Last month, an analysis came out that showed that many mobile gamers are willing to drop quite a lot of money – $14 on average – on virtual items in their games.
That information came from Flurry Analytics, which studies the mobile sphere and came up with quite a bit of information, including that buyers in “freemium” games (free games with purchasable content within them) tend to be male and to spend a lot of cash. Now it’s analyzing players again, and finding that the things people actually spend their money on in mobile games aren’t at all permanent.
Flurry broke up the kinds of in-app content that can be purchased in most freemium games into three categories: “durable” things, like in-game items that offer a permanent boost to a player; “consumable” things, or things that get used up when they’re used; and “personalization” things, like character costumes. Of the three categories, more than two-thirds (68 percent) of the items people were buying fell into the “consumable” category, meaning players are buying things that will only temporarily affect their game.
Another 30 percent of purchases were “durable,” or more permanent, items. Only 2 percent of purchases were personalization items, which suggests that many of the in-game items available in freemium games (that let players customize how their farms look or dress up their characters in special clothes, for example) are getting passed over.
The finding makes sense in the larger context of freemium games, however.
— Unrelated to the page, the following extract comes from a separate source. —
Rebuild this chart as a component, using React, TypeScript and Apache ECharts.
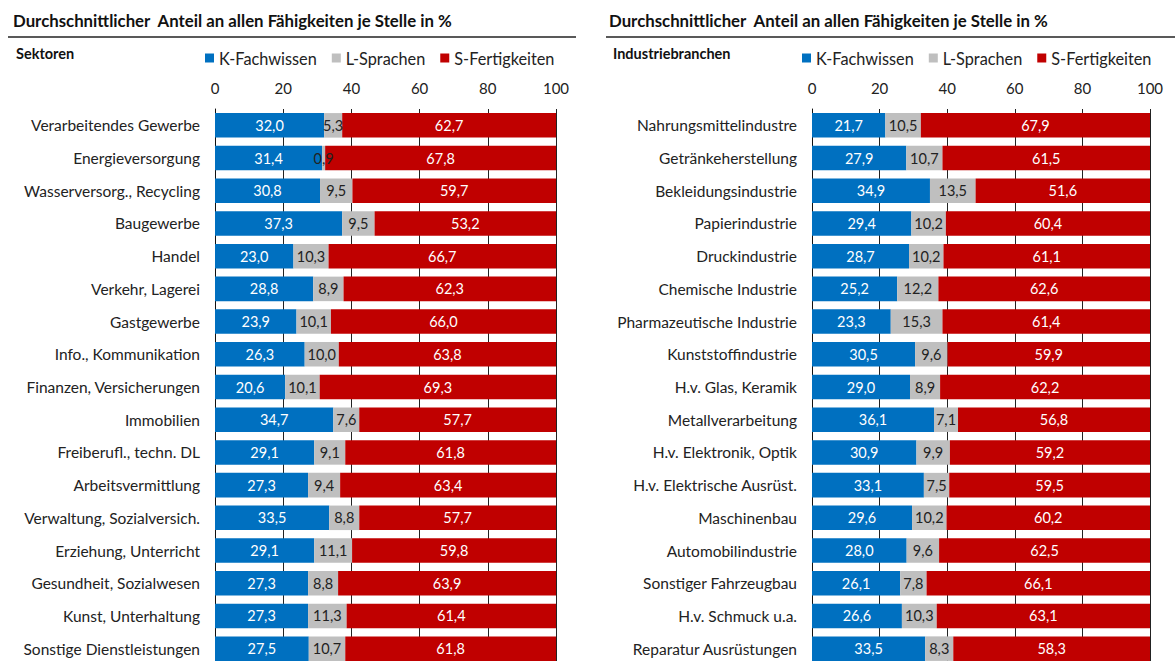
import React, { useEffect, useRef } from "react";
import * as echarts from "echarts";

const sektoren = ["Verarbeitendes Gewerbe","Energieversorgung","Wasserversorg., Recycling","Baugewerbe","Handel","Verkehr, Lagerei","Gastgewerbe","Info., Kommunikation","Finanzen, Versicherungen","Immobilien","Freiberufl., techn. DL","Arbeitsvermittlung","Verwaltung, Sozialversich.","Erziehung, Unterricht","Gesundheit, Sozialwesen","Kunst, Unterhaltung","Sonstige Dienstleistungen"];
const sekK = [32.0,31.4,30.8,37.3,23.0,28.8,23.9,26.3,20.6,34.7,29.1,27.3,33.5,29.1,27.3,27.3,27.5];
const sekL = [5.3,0.9,9.5,9.5,10.3,8.9,10.1,10.0,10.1,7.6,9.1,9.4,8.8,11.1,8.8,11.3,10.7];
const sekS = [62.7,67.8,59.7,53.2,66.7,62.3,66.0,63.8,69.3,57.7,61.8,63.4,57.7,59.8,63.9,61.4,61.8];

const branchen = ["Nahrungsmittelindustre","Getränkeherstellung","Bekleidungsindustrie","Papierindustrie","Druckindustrie","Chemische Industrie","Pharmazeutische Industrie","Kunststoffindustrie","H.v. Glas, Keramik","Metallverarbeitung","H.v. Elektronik, Optik","H.v. Elektrische Ausrüst.","Maschinenbau","Automobilindustrie","Sonstiger Fahrzeugbau","H.v. Schmuck u.a.","Reparatur Ausrüstungen"];
const brK = [21.7,27.9,34.9,29.4,28.7,25.2,23.3,30.5,29.0,36.1,30.9,33.1,29.6,28.0,26.1,26.6,33.5];
const brL = [10.5,10.7,13.5,10.2,10.2,12.2,15.3,9.6,8.9,7.1,9.9,7.5,10.2,9.6,7.8,10.3,8.3];
const brS = [67.9,61.5,51.6,60.4,61.1,62.6,61.4,59.9,62.2,56.8,59.2,59.5,60.2,62.5,66.1,63.1,58.3];

const xTicks = [0, 20, 40, 60, 80, 100];
const seriesNames = ["K-Fachwissen", "L-Sprachen", "S-Fertigkeiten"];
const titleText = "Durchschnittlicher  Anteil an allen Fähigkeiten je Stelle in %";

const FONT = "Lato, 'Noto Sans', sans-serif";
const COLORS = ["#0070C0", "#BFBFBF", "#C00000"];

export default function App() {
  const ref = useRef<HTMLDivElement>(null);
  useEffect(() => {
    if (!ref.current) return;
    const chart = echarts.init(ref.current, undefined, { renderer: "svg" });
    const fmt = (p: any) => Number(p.value).toFixed(1).replace(".", ",");
    const mkX = (gi: number) => ({
      type: "value",
      gridIndex: gi,
      position: "top",
      min: xTicks[0],
      max: xTicks[xTicks.length - 1],
      interval: 20,
      axisLine: { show: false },
      axisTick: { show: false },
      axisLabel: { color: "#222", fontSize: 15, fontFamily: FONT, margin: 14 },
      splitLine: { show: true, lineStyle: { color: "#222", width: 1 } },
    });
    const mkY = (gi: number, cats: string[]) => ({
      type: "category",
      gridIndex: gi,
      data: cats,
      inverse: true,
      axisLine: { show: true, lineStyle: { color: "#111", width: 1 } },
      axisTick: { show: false },
      axisLabel: { color: "#222", fontSize: 15.5, fontFamily: FONT, margin: 15 },
    });
    const mkSeries = (gi: number, arrs: number[][]) =>
      arrs.map((d, i) => ({
        type: "bar",
        name: seriesNames[i],
        xAxisIndex: gi,
        yAxisIndex: gi,
        stack: "s" + gi,
        data: d,
        barWidth: "75%",
        itemStyle: { color: COLORS[i] },
        label: {
          show: true,
          position: "inside",
          formatter: fmt,
          color: i === 1 ? "#222" : "#fff",
          fontSize: 14.5,
          fontFamily: FONT,
        },
      }));
    const legendBase = {
      data: seriesNames,
      top: 45,
      icon: "rect",
      itemWidth: 9,
      itemHeight: 9,
      itemGap: 15,
      textStyle: { fontSize: 16.3, color: "#222", fontFamily: FONT },
    };
    chart.setOption({
      animation: false,
      textStyle: { fontFamily: FONT },
      title: [
        { text: titleText, left: 8, top: 7, textStyle: { fontSize: 16.8, fontWeight: "bold", color: "#111", fontFamily: FONT } },
        { text: titleText, left: 604, top: 7, textStyle: { fontSize: 16.8, fontWeight: "bold", color: "#111", fontFamily: FONT } },
        { text: "Sektoren", left: 11, top: 41, textStyle: { fontSize: 14.5, fontWeight: "bold", color: "#111", fontFamily: FONT } },
        { text: "Industriebranchen", left: 608, top: 41, textStyle: { fontSize: 14.5, fontWeight: "bold", color: "#111", fontFamily: FONT } },
      ],
      graphic: [
        { type: "line", shape: { x1: 8, y1: 37, x2: 576, y2: 37 }, style: { stroke: "#222", lineWidth: 1.5 } },
        { type: "line", shape: { x1: 606, y1: 37, x2: 1175, y2: 37 }, style: { stroke: "#222", lineWidth: 1.5 } },
      ],
      legend: [
        { ...legendBase, left: 200 },
        { ...legendBase, left: 797 },
      ],
      grid: [
        { left: 215, width: 341, top: 109, height: 556, outerBoundsMode: "none" },
        { left: 812, width: 338, top: 109, height: 556, outerBoundsMode: "none" },
      ],
      xAxis: [mkX(0), mkX(1)],
      yAxis: [mkY(0, sektoren), mkY(1, branchen)],
      series: [...mkSeries(0, [sekK, sekL, sekS]), ...mkSeries(1, [brK, brL, brS])],
    });
    return () => chart.dispose();
  }, []);
  return (
    <div
      ref={ref}
      style={{ position: "fixed", left: 0, top: 0, width: 1175, height: 661, background: "#fff" }}
    />
  );
}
Earlier this year, there was some controversy over in-app purchases being made by children in the Capcom game Smurfs’ Village, in which players were buying huge amounts of an item called Smurf Berries at high prices, about $100 a pop for one item. But when you buy Smurf Berries in the game, you don’t keep them, you spend them like money. Using Smurf Berries advances the game forward and lets you cut out time you’d normally spend waiting for a house to be built or a plant to grow.
Flurry found that most of these “consumable” items being bought in freemium games were “premium currency.” In essence, other games’ Smurf Berries. Mostly what players are buying, it seems, is the ability to get to the game content they want without having to do the work or the waiting to get there. And that’s exactly the strategy of freemium game development.
But it’s interesting that “durable” items make up such a huge chunk of the pie, too. Players don’t just want to be able to skip the portions of a game that require work on their part to advance, they also like the ability of having special items and objects as players, as well. This suggests that freemium games would do well not just to sell premium currency, as many do, but also to just cut out the middle man and provide players with an avenue to purchase whatever it is they want.
It also appears that while some players want to customize their games, as Flurry puts it, “consumers don’t tend to decorate, and then re-decorate, in most games.” It likens the effect to how often most people alter their Facebook or LinkedIn profiles; that is to say, not often.
The information is interesting from a design perspective, and it sheds some light on the ways that freemium games are successful. We’ve seen freemium increasing in popularity and in success, but Flurry points out that the model is doing extremely well, with the top five highest-grossing apps in the iTunes App Store being freemium games. Of the 25 top-grossing apps in the App Store, 22 of them are games.
Games have always been big winners in the App Store, and it appears that freemium is working better than most developers expected. It’s here to stay, and more games will adopt the model as long as players keep spending.